D’Eugène Delacroix au néo-impressionnisme/Note préliminaire


NOTE PRÉLIMINAIRE


1. Les peintres néo-impressionnistes sont ceux qui ont instauré et, depuis 1886, développé la technique dite de la division en employant comme mode d’expression le mélange optique des tons et des teintes.

Ces peintres, respectueux des lois permanentes de l’art, le rythme, la mesure, le contraste, ont été amenés à cette technique par leur désir d’atteindre un maximum de luminosité, de coloration et d’harmonie, qu’il ne leur semble possible d’obtenir par aucun autre mode d’expression.

Ils ont, comme tous les novateurs, étonné et excité le public et la critique, qui leur ont reproché d’user d’une technique hétéroclite, sous laquelle disparaîtrait le talent qu’ils pourraient avoir.

Nous tenterons ici, non de défendre le mérite de ces peintres, mais de démontrer que leur méthode si décriée est traditionnelle et normale ; qu’elle est entièrement pressentie et presque formulée par Eugène Delacroix, et qu’elle devait fatalement succéder à celle des impressionnistes.

Est-il utile d’affirmer qu’il n’entre point dans notre idée de les comparer à leurs illustres devanciers ? Nous voudrions, seulement, prouver qu’ils ont le droit de se réclamer de l’enseignement de ces maîtres et qu’ils se maillent à la chaîne des champions de la couleur et de la lumière.

2. Il pourrait paraître superflu d’exposer une technique picturale. Les peintres devraient être jugés uniquement sur leurs œuvres, et non d’après leurs théories. Mais ce qu’on attaque particulièrement chez les néo-impressionnistes, c’est leur technique : on paraît regretter de les voir s’égarer dans des recherches vaines ; ils sont, par beaucoup, condamnés d’avance, sur leur facture, sans examen sérieux de leurs toiles ; pour eux, on s’arrête au moyen sans vouloir constater les bénéfices du résultat.
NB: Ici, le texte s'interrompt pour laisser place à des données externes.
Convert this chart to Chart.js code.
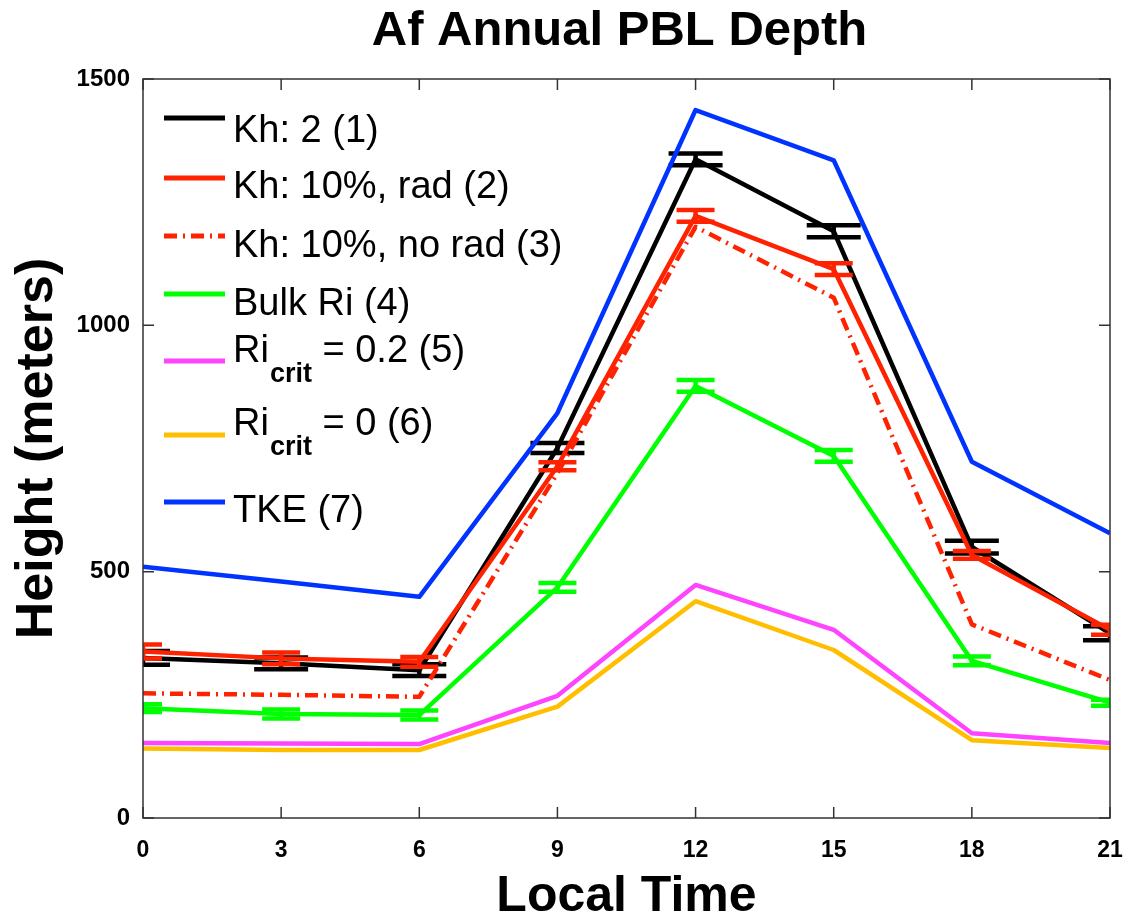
<!DOCTYPE html>
<html><head><meta charset="utf-8">
<script src="https://cdn.jsdelivr.net/npm/chart.js@4.4.0/dist/chart.umd.min.js"></script>
<style>html,body{margin:0;padding:0;background:#fff;}#wrap{width:1127px;height:922px;}</style>
</head><body><div id="wrap"><canvas id="c" width="1127" height="922"></canvas></div>
<script>
// ---- data ----
const chartTitle = 'Af Annual PBL Depth';
const hours = [0, 3, 6, 9, 12, 15, 18, 21];
const xTicks = [0, 3, 6, 9, 12, 15, 18, 21];
const yTicks = [0, 500, 1000, 1500];
const seriesLabels = ["Kh: 2 (1)", "Kh: 10%, rad (2)", "Kh: 10%, no rad (3)", "Bulk Ri (4)", "Ri_{crit} = 0.2 (5)", "Ri_{crit} = 0 (6)", "TKE (7)"];
const kh2 = [325, 314, 300, 751, 1337, 1191, 550, 375];
const kh2Err = [14, 12, 12, 10, 12, 12, 13, 14];
const kh10rad = [338, 324, 317, 714, 1222, 1114, 534, 382];
const kh10radErr = [14, 12, 10, 8, 12, 12, 8, 10];
const kh10norad = [253, 250, 246, 700, 1200, 1056, 393, 280];
const bulkRi = [223, 211, 209, 468, 877, 735, 319, 234];
const bulkRiErr = [8, 9, 9, 9, 12, 12, 9, 6];
const riCrit02 = [152, 151, 150, 248, 473, 382, 172, 152];
const riCrit0 = [141, 138, 138, 226, 440, 341, 158, 142];
const tke = [510, 480, 449, 822, 1437, 1335, 723, 578];

const FONT = "'Liberation Sans', Arial, Helvetica, sans-serif";
const pts = arr => hours.map((h, i) => ({x: h, y: arr[i]}));

const seriesDefs = [
  {vals: kh2, color: '#000000', err: kh2Err, capHalf: 27},
  {vals: kh10rad, color: '#ff2200', err: kh10radErr, capHalf: 19},
  {vals: kh10norad, color: '#ff2200', dash: [13, 6, 2, 6]},
  {vals: bulkRi, color: '#00ff00', err: bulkRiErr, capHalf: 19},
  {vals: riCrit02, color: '#ff44ff'},
  {vals: riCrit0, color: '#ffbf00'},
  {vals: tke, color: '#0033ff'}
];

const datasets = seriesDefs.map((d, i) => ({
  label: seriesLabels[i],
  data: pts(d.vals),
  borderColor: d.color,
  backgroundColor: d.color,
  borderWidth: 4.5,
  borderDash: d.dash || [],
  borderJoinStyle: 'round',
  pointRadius: 0,
  tension: 0,
  fill: false,
  order: seriesDefs.length - i,
  errors: d.err || null,
  capHalf: d.capHalf || 0
}));

// error bars drawn right after their own dataset
const errorBarPlugin = {
  id: 'errorBars',
  afterDatasetDraw(chart, args) {
    const ds = chart.data.datasets[args.index];
    if (!ds.errors) return;
    const {ctx, chartArea: a} = chart;
    const xs = chart.scales.x, ys = chart.scales.y;
    ctx.save();
    ctx.beginPath();
    ctx.rect(a.left, a.top - 10, a.right - a.left, a.bottom - a.top + 20);
    ctx.clip();
    ctx.strokeStyle = ds.borderColor;
    ctx.lineWidth = 4.5;
    ctx.lineCap = 'butt';
    ds.data.forEach((p, i) => {
      const e = ds.errors[i];
      const x = xs.getPixelForValue(p.x);
      const yt = ys.getPixelForValue(p.y + e);
      const yb = ys.getPixelForValue(p.y - e);
      ctx.beginPath();
      ctx.moveTo(x, yt); ctx.lineTo(x, yb);
      ctx.moveTo(x - ds.capHalf, yt); ctx.lineTo(x + ds.capHalf, yt);
      ctx.moveTo(x - ds.capHalf, yb); ctx.lineTo(x + ds.capHalf, yb);
      ctx.stroke();
    });
    ctx.restore();
  }
};

// box frame with inward ticks on all sides, plus title
const framePlugin = {
  id: 'frame',
  afterDatasetsDraw(chart) {
    const {ctx, chartArea: a} = chart;
    const xs = chart.scales.x, ys = chart.scales.y;
    ctx.save();
    ctx.strokeStyle = '#333333';
    ctx.lineWidth = 1.5;
    ctx.strokeRect(a.left, a.top, a.right - a.left, a.bottom - a.top);
    const L = 11;
    ctx.beginPath();
    yTicks.forEach(v => {
      const y = ys.getPixelForValue(v);
      ctx.moveTo(a.left, y); ctx.lineTo(a.left + L, y);
      ctx.moveTo(a.right, y); ctx.lineTo(a.right - L, y);
    });
    xTicks.forEach(v => {
      const x = xs.getPixelForValue(v);
      ctx.moveTo(x, a.bottom); ctx.lineTo(x, a.bottom - L);
      ctx.moveTo(x, a.top); ctx.lineTo(x, a.top + L);
    });
    ctx.stroke();
    // title
    ctx.fillStyle = '#000';
    ctx.font = 'bold 49px ' + FONT;
    ctx.textAlign = 'center';
    ctx.textBaseline = 'middle';
    ctx.fillText(chartTitle, (a.left + a.right) / 2 - 7, 31.5);
    ctx.restore();
  }
};

// legend with subscript support
const legendLineY = [118, 178, 236, 294, 361, 435, 502];
const legendTextY = [142, 198, 257, 315, 362, 435, 522];
const legendPlugin = {
  id: 'customLegend',
  afterDraw(chart) {
    const {ctx} = chart;
    ctx.save();
    chart.data.datasets.forEach((ds, i) => {
      const ly = legendLineY[i];
      ctx.strokeStyle = ds.borderColor;
      ctx.lineWidth = 5;
      ctx.lineCap = 'butt';
      ctx.setLineDash(ds.borderDash || []);
      ctx.beginPath();
      ctx.moveTo(164, ly); ctx.lineTo(225, ly);
      ctx.stroke();
      ctx.setLineDash([]);
      ctx.fillStyle = '#000';
      ctx.textBaseline = 'alphabetic';
      ctx.textAlign = 'left';
      const ty = legendTextY[i];
      const m = ds.label.match(/^(.*)_\{(.*)\}(.*)$/);
      let x = 233;
      if (m) {
        ctx.font = '38px ' + FONT;
        ctx.fillText(m[1], x, ty);
        x += ctx.measureText(m[1]).width + 1;
        ctx.font = 'bold 27px ' + FONT;
        ctx.fillText(m[2], x, ty + 20);
        x += ctx.measureText(m[2]).width;
        ctx.font = '38px ' + FONT;
        ctx.fillText(m[3], x, ty);
      } else {
        ctx.font = '38px ' + FONT;
        ctx.fillText(ds.label, x, ty);
      }
    });
    ctx.restore();
  }
};

new Chart(document.getElementById('c'), {
  type: 'line',
  data: {datasets},
  plugins: [errorBarPlugin, framePlugin, legendPlugin],
  options: {
    responsive: false,
    animation: false,
    devicePixelRatio: 1,
    layout: {padding: {left: 0, right: 17, top: 79, bottom: 0}},
    plugins: {
      legend: {display: false},
      tooltip: {enabled: false},
      title: {display: false}
    },
    scales: {
      x: {
        type: 'linear',
        min: 0, max: 21,
        afterBuildTicks: s => { s.ticks = xTicks.map(v => ({value: v})); },
        afterFit: s => { s.height = 104; s.paddingLeft = 0; s.paddingRight = 0; },
        grid: {display: false, drawTicks: false},
        border: {display: false},
        ticks: {color: '#000', padding: 19, font: {family: FONT, size: 23, weight: 'bold'}, maxRotation: 0,
          callback: v => String(v)},
        title: {display: true, text: 'Local Time', color: '#000',
          font: {family: FONT, size: 50, weight: 'bold', lineHeight: 1}, padding: {top: 0, bottom: 0}}
      },
      y: {
        type: 'linear',
        min: 0, max: 1500,
        afterBuildTicks: s => { s.ticks = yTicks.map(v => ({value: v})); },
        afterFit: s => { s.width = 143; s.paddingTop = 0; s.paddingBottom = 0; },
        grid: {display: false, drawTicks: false},
        border: {display: false},
        ticks: {color: '#000', padding: 13, font: {family: FONT, size: 24, weight: 'bold'},
          callback: v => String(v)},
        title: {display: true, text: 'Height (meters)', color: '#000',
          font: {family: FONT, size: 52, weight: 'bold', lineHeight: 1.2}, padding: {top: 6, bottom: 0}}
      }
    }
  }
});
</script></body></html>
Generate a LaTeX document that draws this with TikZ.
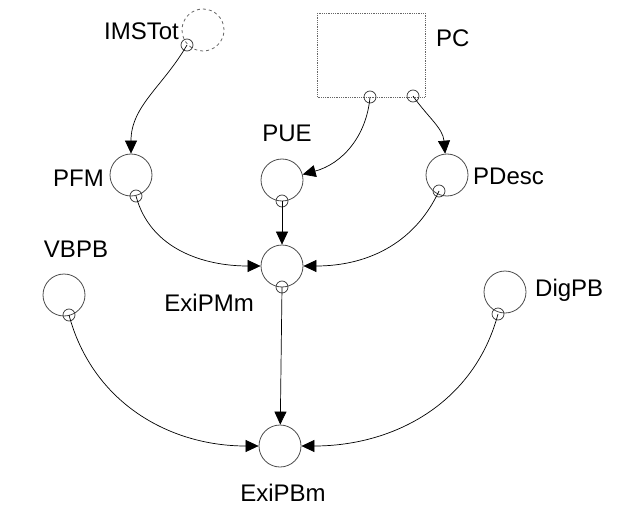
\documentclass[tikz,border=0pt]{standalone}
\usepackage{fontspec}
\setmainfont{Liberation Sans}
\usetikzlibrary{arrows.meta}
\tikzset{
  var/.style={circle,draw=black!70,line width=0.8pt,minimum size=42pt,inner sep=0pt},
  port/.style={circle,draw=black!80,line width=0.7pt,minimum size=12pt,inner sep=0pt},
  lbl/.style={font=\fontsize{24}{28}\selectfont,inner sep=0pt},
  flow/.style={line width=0.7pt,-{Triangle[length=13pt,width=12pt]}}
}
\begin{document}
\begin{tikzpicture}[x=1pt,y=-1pt]
        \useasboundingbox (0,0) rectangle (618,508);
        % sources
        \node[var,draw=black!60,dashed] at(203, 30) (ims) {};
        \draw[black!60,densely dotted,line width=0.8pt] (317,13) rectangle (425,97);
        \node[var] at(131, 175) (pfm) {};
        \node[var] at(282, 180) (pue) {};
        \node[var] at(447, 175) (pdesc) {};
        \node[var] at(282, 266) (exipmm) {};
        \node[var] at(64, 295) (vbpb) {};
        \node[var] at(505, 292) (digpb) {};
        \node[var] at(280, 446) (exipbm) {};
        % output ports
        \node[port] at(187, 45) (imso) {};
        \node[port] at(370, 97) (pco1) {};
        \node[port] at(413, 96) (pco2) {};
        \node[port] at(136, 196) (pfmo) {};
        \node[port] at(282, 201) (pueo) {};
        \node[port] at(439, 191) (pdesco) {};
        \node[port] at(282, 287) (exipmmo) {};
        \node[port] at(69, 315) (vbpbo) {};
        \node[port] at(498, 314) (digpbo) {};
        % labels
        \node[lbl,anchor=east] at(179, 31) (l-ims) {IMSTot};
        \node[lbl,anchor=west] at(436, 38) (l-pc) {PC};
        \node[lbl,anchor=east] at(104, 178) (l-pfm) {PFM};
        \node[lbl] at(287, 133) (l-pue) {PUE};
        \node[lbl,anchor=west] at(473, 176) (l-pdesc) {PDesc};
        \node[lbl] at(76, 249) (l-vbpb) {VBPB};
        \node[lbl,anchor=west] at(535, 290) (l-digpb) {DigPB};
        \node[lbl,anchor=east] at(254, 303) (l-exipmm) {ExiPMm};
        \node[lbl] at(283, 493) (l-exipbm) {ExiPBm};
        % flows
        \draw[flow] (imso.center)   to[out=240,in=90]  (pfm);
        \draw[flow] (pco1.center)   to[out=265,in=15]  (pue);
        \draw[flow] (pco2.center)   to[out=-55,in=95]  (pdesc);
        \draw[flow] (pfmo.center)   to[out=-75,in=180] (exipmm);
        \draw[flow] (pueo.center)   --                 (exipmm);
        \draw[flow] (pdesco.center) to[out=-115,in=0]  (exipmm);
        \draw[flow] (exipmmo.center) --                (exipbm);
        \draw[flow] (vbpbo.center)  to[out=-75,in=180] (exipbm);
        \draw[flow] (digpbo.center) to[out=-105,in=0]  (exipbm);
    \end{tikzpicture}
\end{document}
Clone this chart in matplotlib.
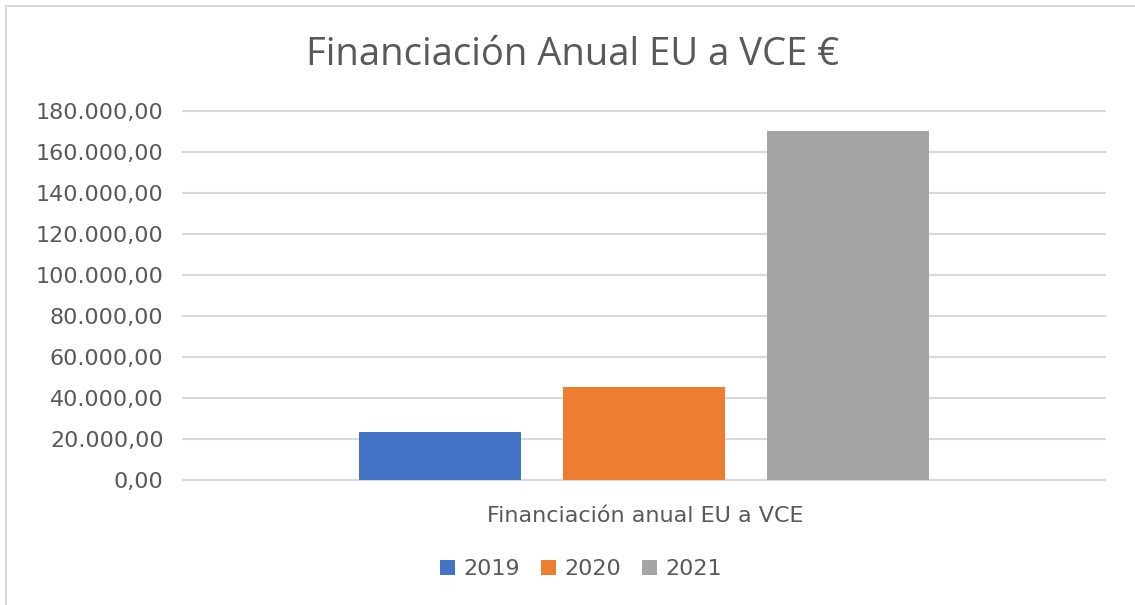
import matplotlib
matplotlib.use("Agg")
import matplotlib.pyplot as plt
from matplotlib.lines import Line2D

plt.rcParams['font.family'] = ['DejaVu Sans']

# Data
years = ["2019", "2020", "2021"]
values = [23200, 45300, 170000]
colors = ["#4472C4", "#ED7D31", "#A5A5A5"]
category = "Financiación anual EU a VCE"
title = "Financiación Anual EU a VCE €"
yticks = list(range(0, 180001, 20000))

TEXT = "#595959"
GRID = "#D9D9D9"

W, H = 1135, 605
fig = plt.figure(figsize=(W / 100, H / 100), dpi=100)
fig.patch.set_facecolor("white")

# Plot area in pixel coordinates
left, right, top, bottom = 183, 1105, 111, 480
ax = fig.add_axes([left / W, 1 - bottom / H, (right - left) / W, (bottom - top) / H])

def fmt(v):
    s = f"{v:,.2f}"
    return s.replace(",", "X").replace(".", ",").replace("X", ".")

spacing = 1.0
width = 0.794
offsets = [-spacing, 0, spacing]
for off, val, col, yr in zip(offsets, values, colors, years):
    ax.bar(off, val, width=width, color=col, label=yr, zorder=3)

ax.set_xlim(-2.26, 2.26)
ax.set_ylim(0, 180000)
ax.set_yticks(yticks)
ax.set_yticklabels([fmt(v) for v in yticks], fontsize=16, color=TEXT)
ax.set_xticks([])
ax.grid(axis="y", color=GRID, linewidth=1.5, zorder=0)
for gl in ax.get_ygridlines():
    gl.set_clip_on(False)
for s in ["top", "right", "left"]:
    ax.spines[s].set_visible(False)
ax.spines["bottom"].set_color(GRID)
ax.spines["bottom"].set_linewidth(1.5)
ax.tick_params(axis="y", length=0, pad=14)

fig.text(645 / W, 1 - 516 / H, category, ha="center", va="center",
         fontsize=16, color=TEXT)
fig.text(573 / W, 1 - 55 / H, title, ha="center", va="center",
         fontsize=27.5, color=TEXT, family=["Open Sans", "DejaVu Sans"])

leg = fig.legend(loc="center", bbox_to_anchor=(581 / W, 1 - 569 / H), ncol=3,
                 frameon=False, fontsize=16, handlelength=0.68, handleheight=0.68,
                 handletextpad=0.36, columnspacing=0.95)
for t in leg.get_texts():
    t.set_color(TEXT)

# Chart frame (top and left edges)
fig.add_artist(Line2D([6 / W, 1.0], [1 - 6 / H, 1 - 6 / H], transform=fig.transFigure,
                      color=GRID, linewidth=1.5))
fig.add_artist(Line2D([6 / W, 6 / W], [1 - 6 / H, 0.0], transform=fig.transFigure,
                      color=GRID, linewidth=1.5))

fig.savefig("out.png", dpi=100, facecolor="white")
Il nous semble donc licite de venir défendre leur mode d’expression et de le montrer logique et fécond.

Il nous sera ensuite permis d’espérer qu’on voudra bien examiner leurs œuvres sans parti pris, car si une technique, reconnue valable, ne donne pas de talent à ceux qui l’emploient, pourquoi en retirerait-elle à ceux qui trouvent en elle le meilleur moyen d’exprimer ce qu’ils sentent et ce qu’ils veulent ?

3. Il nous sera bien facile de démontrer aussi que les reproches et les critiques adressés aux néo-impressionnistes sont également dans la tradition et qu’ils ont été supportés par leurs précurseurs, comme par tous les artistes d’ailleurs qui apportèrent un mode d’expression non coutumier.